Mix Besan and turmeric powder, red chilli powder, salt, oil and vegan curd , baking soda, and make a dough by putting water according to the requirement.. The dough should not be too moist or dry. It should be same as you make dough for making roti.
Put a little oil on your hand so that dough does not stick on your hand. Divide dough in small pieces as small as when you make pooris. Now roll out these pieces in long logs which should be half inch in diameter and 3-4 inch long.
And in a container put I liter water, and let the water boil.
Put besan gatta in them one by one, but make sure the water keeps boiling. Cover the pan and let it keep boiling for 12-14 minutes.

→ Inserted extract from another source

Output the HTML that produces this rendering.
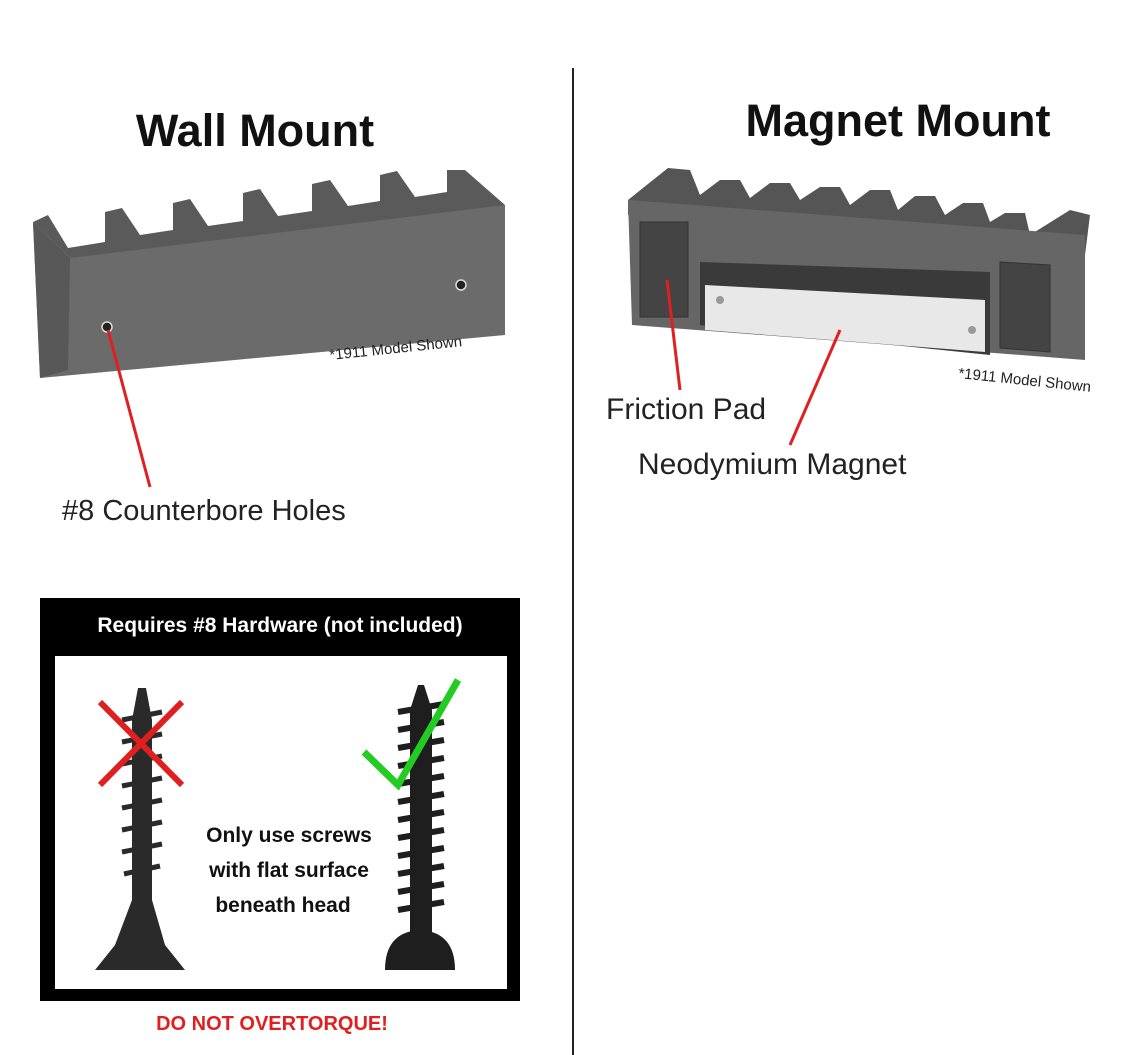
<!DOCTYPE html>
<html><head><meta charset="utf-8"><style>
body{margin:0;background:#fff;}
svg{display:block;font-family:"Liberation Sans",sans-serif;}
</style></head><body>
<svg width="1140" height="1055" viewBox="0 0 1140 1055">
<rect width="1140" height="1055" fill="#fff"/>
<line x1="573" y1="68" x2="573" y2="1055" stroke="#222" stroke-width="2"/>
<text x="255" y="146" font-size="45" font-weight="bold" text-anchor="middle" fill="#111">Wall Mount</text>
<text x="898" y="136" font-size="45" font-weight="bold" text-anchor="middle" fill="#111">Magnet Mount</text>

<!-- wall mount block -->
<g>
<polygon points="33,222 48,215 68,248 105,242 105,212 122,208 140,235 173,230 173,203 190,199 208,226 243,221 243,193 260,189 278,216 312,211 312,184 330,180 348,206 380,201 380,175 397,171 415,197 447,192 447,170 465,170 505,205 505,230 70,258" fill="#5a5a5a"/>
<polygon points="33,222 70,258 505,205 505,335 40,378" fill="#6b6b6b"/>
<polygon points="33,222 70,258 68,370 40,378" fill="#585858"/>
<circle cx="107" cy="327" r="5" fill="#222" stroke="#ddd" stroke-width="1.5"/>
<circle cx="461" cy="285" r="5" fill="#222" stroke="#ddd" stroke-width="1.5"/>
<text x="330" y="360" font-size="15" fill="#222" transform="rotate(-6 330 360)">*1911 Model Shown</text>
<line x1="108" y1="330" x2="150" y2="487" stroke="#e02020" stroke-width="3"/>
<text x="62" y="520" font-size="29" fill="#222">#8 Counterbore Holes</text>
</g>

<!-- magnet mount block -->
<g>
<polygon points="628,200 668,168 690,170 700,195 720,180 740,180 750,198 770,183 790,183 800,200 820,187 840,187 850,205 870,190 890,190 898,210 915,196 935,196 945,215 963,203 983,203 990,222 1005,213 1025,213 1030,235 1070,210 1090,215 1085,255 628,215" fill="#555"/>
<polygon points="628,200 1085,235 1085,360 632,325" fill="#666"/>
<rect x="640" y="222" width="48" height="95" fill="#444" stroke="#333"/>
<polygon points="1000,262 1050,265 1050,352 1000,348" fill="#444" stroke="#333"/>
<polygon points="700,262 990,272 990,355 700,325" fill="#3a3a3a"/>
<polygon points="705,285 985,300 985,352 705,330" fill="#e8e8e8"/>
<circle cx="720" cy="300" r="4" fill="#999"/>
<circle cx="972" cy="330" r="4" fill="#999"/>
<text x="958" y="378" font-size="15" fill="#222" transform="rotate(6 958 378)">*1911 Model Shown</text>
<line x1="667" y1="280" x2="680" y2="390" stroke="#e02020" stroke-width="3"/>
<line x1="840" y1="330" x2="790" y2="445" stroke="#e02020" stroke-width="3"/>
<text x="606" y="419" font-size="30" fill="#222">Friction Pad</text>
<text x="638" y="474" font-size="30" fill="#222">Neodymium Magnet</text>
</g>

<!-- hardware box -->
<rect x="40" y="598" width="480" height="403" fill="#000"/>
<rect x="55" y="656" width="452" height="333" fill="#fff"/>
<text x="280" y="632" font-size="21" font-weight="bold" fill="#fff" text-anchor="middle">Requires #8 Hardware (not included)</text>

<!-- left screw -->
<g fill="#2a2a2a">
<polygon points="138,688 146,688 152,720 152,900 165,945 185,970 95,970 115,945 132,900 132,720"/>
<g stroke="#2a2a2a" stroke-width="5">
<line x1="122" y1="720" x2="162" y2="712"/><line x1="122" y1="742" x2="162" y2="734"/>
<line x1="122" y1="764" x2="162" y2="756"/><line x1="122" y1="786" x2="162" y2="778"/>
<line x1="122" y1="808" x2="162" y2="800"/><line x1="122" y1="830" x2="162" y2="822"/>
<line x1="122" y1="852" x2="162" y2="844"/><line x1="124" y1="874" x2="160" y2="866"/>
</g></g>
<g stroke="#e02020" stroke-width="6">
<line x1="100" y1="702" x2="182" y2="785"/><line x1="182" y1="702" x2="100" y2="785"/>
</g>

<!-- right screw -->
<g fill="#1e1e1e">
<polygon points="418,685 424,685 432,710 432,935 410,935 410,710"/>
<g stroke="#1e1e1e" stroke-width="6">
<line x1="398" y1="712" x2="444" y2="704"/><line x1="398" y1="730" x2="444" y2="722"/>
<line x1="398" y1="748" x2="444" y2="740"/><line x1="398" y1="766" x2="444" y2="758"/>
<line x1="398" y1="784" x2="444" y2="776"/><line x1="398" y1="802" x2="444" y2="794"/>
<line x1="398" y1="820" x2="444" y2="812"/><line x1="398" y1="838" x2="444" y2="830"/>
<line x1="398" y1="856" x2="444" y2="848"/><line x1="398" y1="874" x2="444" y2="866"/>
<line x1="398" y1="892" x2="444" y2="884"/><line x1="398" y1="910" x2="444" y2="902"/>
</g>
<path d="M385,970 Q385,932 420,930 Q455,932 455,970 Z"/>
</g>
<polyline points="364,752 398,785 458,680" fill="none" stroke="#22cc22" stroke-width="7"/>

<g font-size="21" font-weight="bold" fill="#111" text-anchor="middle">
<text x="289" y="842">Only use screws</text>
<text x="289" y="877">with flat surface</text>
<text x="283" y="912">beneath head</text>
</g>
<text x="272" y="1030" font-size="20" font-weight="bold" fill="#e02020" text-anchor="middle">DO NOT OVERTORQUE!</text>
</svg>
</body></html>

Then take out the gatta and put it in a plate and cut the gatta into one inch piece size.
And the water which is left, we can use to make curry out of it.
Now let us make a gravy for the curry. Put pan on the lighted gas and put 1 tbsp oil and when it gets heated, put jeera , hing, turmeric powder, and Kasuri methi and roast for some time but make sure they don’t burn.
Now grind tomatoes, chillies, garlic and ginger to form a fine paste and then put this paste in the pan where we roasted the masalas. After that put red chillis in the masala. Keep roasting the masala until oil does not leave on the edges.
Now put ½ cup vegan curd in masala, but put the vegan curd slowly and keep stirring it simultaneously until it does not start boiling, make sure you keep stirring, otherwise the curd can curdle.
After it starts boiling, now put the left over water while you made the gattas. Put the water according to the gravy you want in Gatta Ka Saag. At this point you can put a little more water, as later some water is lost while boiling and Gatte also absorbs some water in them. Keep stiring as our gravy has curd otherwise it can curdle.
Now put cut gattas in them, salt and coriander powder and little of cut coriander leaves.
Cover the pan and let it simmer for 4-5 minutes , after that take out the cover and your sabji is ready.